Of course I want to be well. But why is that just when I was starting to make real progress I ended up with depression? If I’m brutally honest, I’m frightened of being well. For about 30 years I’ve been anxious (all my teenage and adult life) and I’ve had a few bouts of depression of various degrees. I also don’t really have a picture of what it would like to be well, so I can’t work out how to get there.
It reminds me of when I was a dancer and was trying to learn to do a grand jete en tournant. Big leap turning round and ending with leg up, like so…[by marijntje19, YouTube]
I was making a hash of all attempts and then told my teacher that I did not have a picture of what I was trying to do. She then gave me two pictures of the first and second part of the movement and I could then start to learn (though I have to say I was never quite as good as the dancer above!)
This balletic metaphor also applies to beating anxiety and depression.
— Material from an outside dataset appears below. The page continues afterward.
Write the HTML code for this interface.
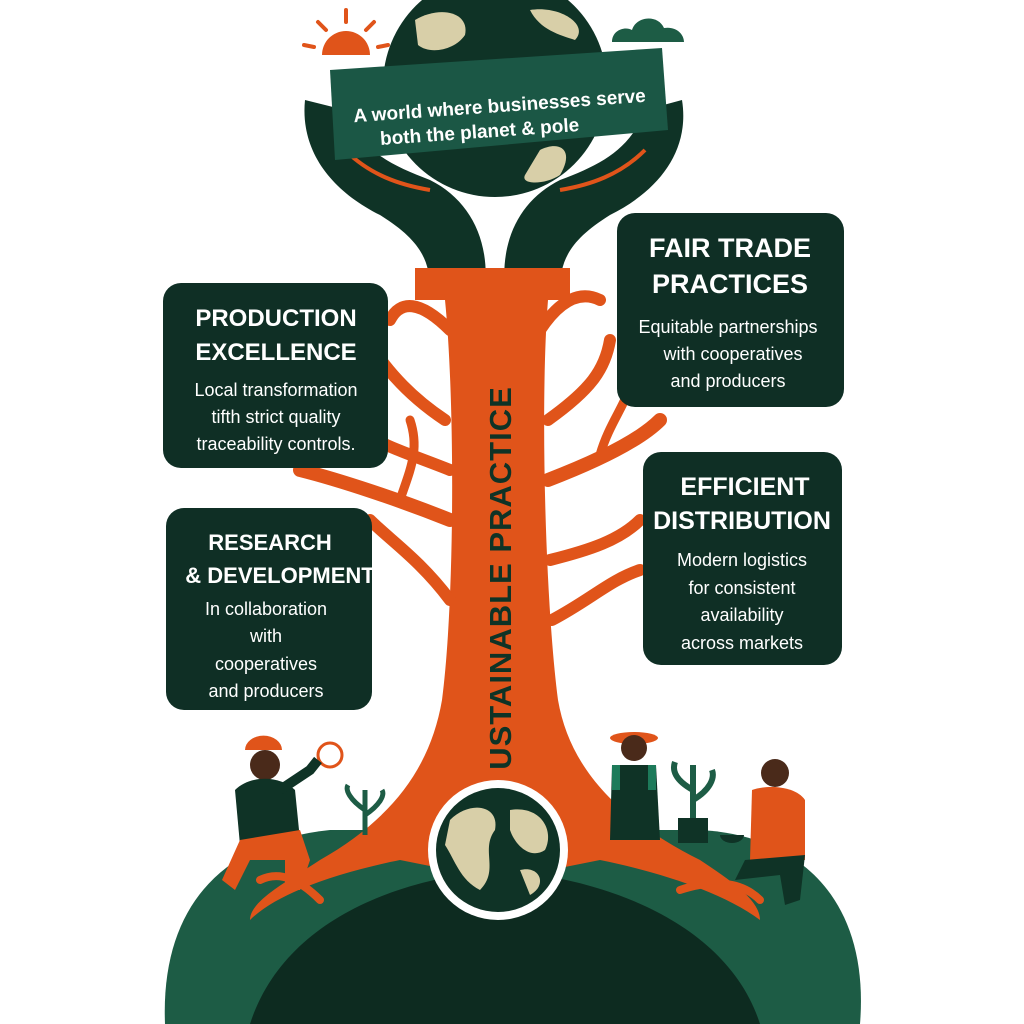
<!DOCTYPE html>
<html><head><meta charset="utf-8"><style>
html,body{margin:0;padding:0;background:#fff;}
svg{display:block}
.bt{font-family:"Liberation Sans",sans-serif;font-weight:bold;fill:#fff;text-anchor:middle}
.bd{font-family:"Liberation Sans",sans-serif;fill:#fff;text-anchor:middle}
</style></head><body>
<svg width="1024" height="1024" viewBox="0 0 1024 1024" xmlns="http://www.w3.org/2000/svg">
<path d="M165 1024 C160 900 230 840 330 830 L700 830 C800 835 870 900 860 1024 Z" fill="#1d5c45"/>
<path d="M250 1024 C280 930 380 880 500 870 C620 880 730 930 760 1024 Z" fill="#0d2b20"/>
<path d="M322 55 A24 24 0 0 1 370 55 Z" fill="#e0541a"/>
<g stroke="#e0541a" stroke-width="4" stroke-linecap="round">
<line x1="346" y1="10" x2="346" y2="22"/><line x1="318" y1="22" x2="326" y2="30"/><line x1="374" y1="22" x2="366" y2="30"/><line x1="304" y1="45" x2="314" y2="47"/><line x1="388" y1="45" x2="378" y2="47"/></g>
<path d="M612 42 C612 30 625 26 632 30 C636 16 658 14 664 28 C676 26 684 34 684 42 Z" fill="#1d5c45"/>
<circle cx="495" cy="85" r="112" fill="#0f3326"/>
<path d="M415 20 C440 5 470 12 465 35 C455 50 430 55 418 45 Z" fill="#d8cfa8"/>
<path d="M530 10 C560 5 590 25 575 40 C560 35 540 30 530 10 Z" fill="#d8cfa8"/>
<path d="M540 150 C560 140 575 150 560 175 C545 185 520 185 525 175 Z" fill="#d8cfa8"/>
<path d="M305 100 C300 150 330 190 380 215 C420 240 430 260 430 290 L485 290 C490 240 470 200 430 180 C390 165 360 150 345 110 Z" fill="#0f3326"/>
<path d="M682 100 C690 150 660 190 610 215 C570 240 560 260 560 290 L505 290 C500 240 520 200 560 180 C600 165 630 150 645 110 Z" fill="#0f3326"/>
<path d="M345 150 C370 175 400 185 430 190" stroke="#e0541a" stroke-width="4" fill="none"/>
<path d="M645 150 C620 175 590 185 560 190" stroke="#e0541a" stroke-width="4" fill="none"/>
<path d="M330 70 L662 48 L668 130 L335 160 Z" fill="#1b5745"/>
<text class="bt" font-size="19" transform="translate(500,112) rotate(-4)">A world where businesses serve</text>
<text class="bt" font-size="19" transform="translate(480,138) rotate(-4)">both   the planet &amp; pole</text>
<g fill="#e0541a">
<rect x="415" y="268" width="155" height="32"/>
<path d="M445 300 L548 300 C540 400 545 600 558 700 C570 770 620 820 700 860 C730 880 760 900 760 920 C720 890 650 870 600 860 L550 870 L450 870 L400 860 C350 870 280 890 250 920 C250 900 290 880 320 860 C390 820 430 770 442 700 C455 600 455 400 445 300 Z"/>
</g>
<g stroke="#e0541a" stroke-linecap="round" fill="none">
<path d="M450 330 C420 300 400 300 390 320" stroke-width="12"/>
<path d="M445 420 C400 390 380 360 360 330" stroke-width="12"/>
<path d="M450 470 C400 450 360 440 340 410" stroke-width="12"/>
<path d="M450 520 C400 500 340 480 300 470" stroke-width="14"/>
<path d="M450 600 C420 560 390 540 370 520" stroke-width="12"/>
<path d="M400 500 C410 470 420 450 410 420" stroke-width="9"/>
<path d="M540 330 C560 300 580 290 600 300" stroke-width="12"/>
<path d="M548 420 C590 390 605 370 610 340" stroke-width="12"/>
<path d="M548 480 C600 460 640 440 660 420" stroke-width="14"/>
<path d="M550 560 C590 550 620 540 640 520" stroke-width="12"/>
<path d="M552 620 C590 600 610 580 640 570" stroke-width="12"/>
<path d="M600 455 C610 420 630 400 630 380" stroke-width="9"/>
<path d="M320 900 C300 880 280 870 260 880" stroke-width="8"/>
<path d="M680 890 C710 880 740 880 760 900" stroke-width="8"/>
</g>
<text font-family="Liberation Sans,sans-serif" font-weight="bold" font-size="31" fill="#0f3326" text-anchor="middle" transform="translate(511,578) rotate(-90)" letter-spacing="1">USTAINABLE PRACTICE</text>
<circle cx="498" cy="850" r="70" fill="#fff"/>
<circle cx="498" cy="850" r="62" fill="#0f3326"/>
<path d="M450 820 C470 800 500 805 495 830 C480 850 500 870 480 890 C460 880 455 860 445 845 Z" fill="#d8cfa8"/>
<path d="M510 810 C540 805 555 830 545 850 C530 860 515 845 510 830 Z" fill="#d8cfa8"/>
<path d="M520 870 C540 865 548 885 530 895 Z" fill="#d8cfa8"/>
<rect x="163" y="283" width="225" height="185" rx="18" fill="#0f2f25"/>
<text class="bt" font-size="24" x="276" y="326">PRODUCTION</text>
<text class="bt" font-size="24" x="276" y="360">EXCELLENCE</text>
<text class="bd" font-size="18" x="276" y="396">Local transformation</text>
<text class="bd" font-size="18" x="276" y="423">tifth strict quality</text>
<text class="bd" font-size="18" x="276" y="450">traceability controls.</text>
<rect x="166" y="508" width="206" height="202" rx="18" fill="#0f2f25"/>
<text class="bt" font-size="22" x="270" y="550">RESEARCH</text>
<text class="bt" font-size="22" x="280" y="583">&amp; DEVELOPMENT</text>
<text class="bd" font-size="18" x="266" y="615">In collaboration</text>
<text class="bd" font-size="18" x="266" y="642">with</text>
<text class="bd" font-size="18" x="266" y="670">cooperatives</text>
<text class="bd" font-size="18" x="266" y="697">and producers</text>
<rect x="617" y="213" width="227" height="194" rx="18" fill="#0f2f25"/>
<text class="bt" font-size="27" x="730" y="257">FAIR TRADE</text>
<text class="bt" font-size="27" x="730" y="293">PRACTICES</text>
<text class="bd" font-size="18" x="728" y="333">Equitable partnerships</text>
<text class="bd" font-size="18" x="733" y="360">with cooperatives</text>
<text class="bd" font-size="18" x="728" y="387">and producers</text>
<rect x="643" y="452" width="199" height="213" rx="18" fill="#0f2f25"/>
<text class="bt" font-size="25" x="745" y="495">EFFICIENT</text>
<text class="bt" font-size="25" x="742" y="529">DISTRIBUTION</text>
<text class="bd" font-size="18" x="742" y="566">Modern logistics</text>
<text class="bd" font-size="18" x="742" y="594">for consistent</text>
<text class="bd" font-size="18" x="742" y="621">availability</text>
<text class="bd" font-size="18" x="742" y="649">across markets</text>
<circle cx="330" cy="755" r="12" fill="none" stroke="#e0541a" stroke-width="3"/>
<path d="M245 750 A18 14 0 0 1 282 750 Z" fill="#e0541a"/>
<circle cx="265" cy="765" r="15" fill="#4a2a1a"/>
<path d="M235 790 C250 775 280 775 295 790 L300 840 L240 845 Z" fill="#0f3326"/>
<path d="M280 790 L310 770 L318 760" stroke="#0f3326" stroke-width="10" fill="none"/>
<path d="M240 840 L300 830 L310 860 L300 890 L285 890 L285 860 L250 860 L235 890 L222 880 Z" fill="#e0541a"/>
<path d="M365 835 L365 790 M365 810 C350 800 345 790 348 785 M365 815 C380 805 385 795 382 790" stroke="#1d5c45" stroke-width="5" fill="none"/>
<path d="M693 830 L693 765 M693 790 C675 780 672 770 675 762 M693 800 C710 790 715 778 712 770" stroke="#1d5c45" stroke-width="6" fill="none"/>
<rect x="678" y="818" width="30" height="25" fill="#0f3326"/>
<ellipse cx="634" cy="738" rx="24" ry="6" fill="#e0541a"/>
<circle cx="634" cy="748" r="13" fill="#4a2a1a"/>
<path d="M612 765 L656 765 L660 840 L610 840 Z" fill="#0f3326"/>
<path d="M612 765 L620 765 L620 790 L612 790 Z M648 765 L656 765 L656 790 L648 790 Z" fill="#1d7a5a"/>
<circle cx="775" cy="773" r="14" fill="#4a2a1a"/>
<path d="M752 790 C765 785 795 785 805 800 L805 860 L750 860 Z" fill="#e0541a"/>
<path d="M745 860 L805 855 L800 900 L785 905 L780 875 L735 880 Z" fill="#0f3326"/>
<path d="M720 835 A12 8 0 0 0 744 835 Z" fill="#0f3326"/>
</svg>
</body></html>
How can you be well if you don’t know what well is? And even if a bit of you does know how to be well wouldn’t it be scary to leave the familiar cosy ways of being, even if they are difficult sometimes? I recently read a book quote on the Depression Alliance website which applies as well to anxiety as it does depression:
“I’m convinced that the major reason why people with depression stay depressed despite therapy, medication and support from loved ones is that we are simply unable to imagine an alternative. We know how to do depression….Depression becomes for us a set of habits, behaviours, thought processes, assumptions and feelings that seem very much like our core self; you can’t give them up without something to replace them..’
Undoing Depression, Richard O’Connor PhD, Souvenir Press
The above quote is about depression, but equally applies to anxiety. How easy it is to underestimate the size of change. It is sometimes said (glibly)
‘One doesn’t discover new lands without consenting to lose sight of the shore for a very long time.’ Andre Gide (1869 – 1951)
It’s so easy to say, but actually loosing sight of all that is familiar is rather more difficult to do. Which is why I have come to the conclusion that change for me needs time and gentleness. Time to learn new ways of being to try things out and to make mistakes but learn that mistakes aren’t terminal. It is probably a rather long time since watching Bambi, (which belongs to Disney) but here is a clip from YouTube which might appeal to the more playful bit of our natures.
I wonder if you actually allowed yourself four whole minutes off worrying to watch it? Do we want to be well? Hell yes, but gradually.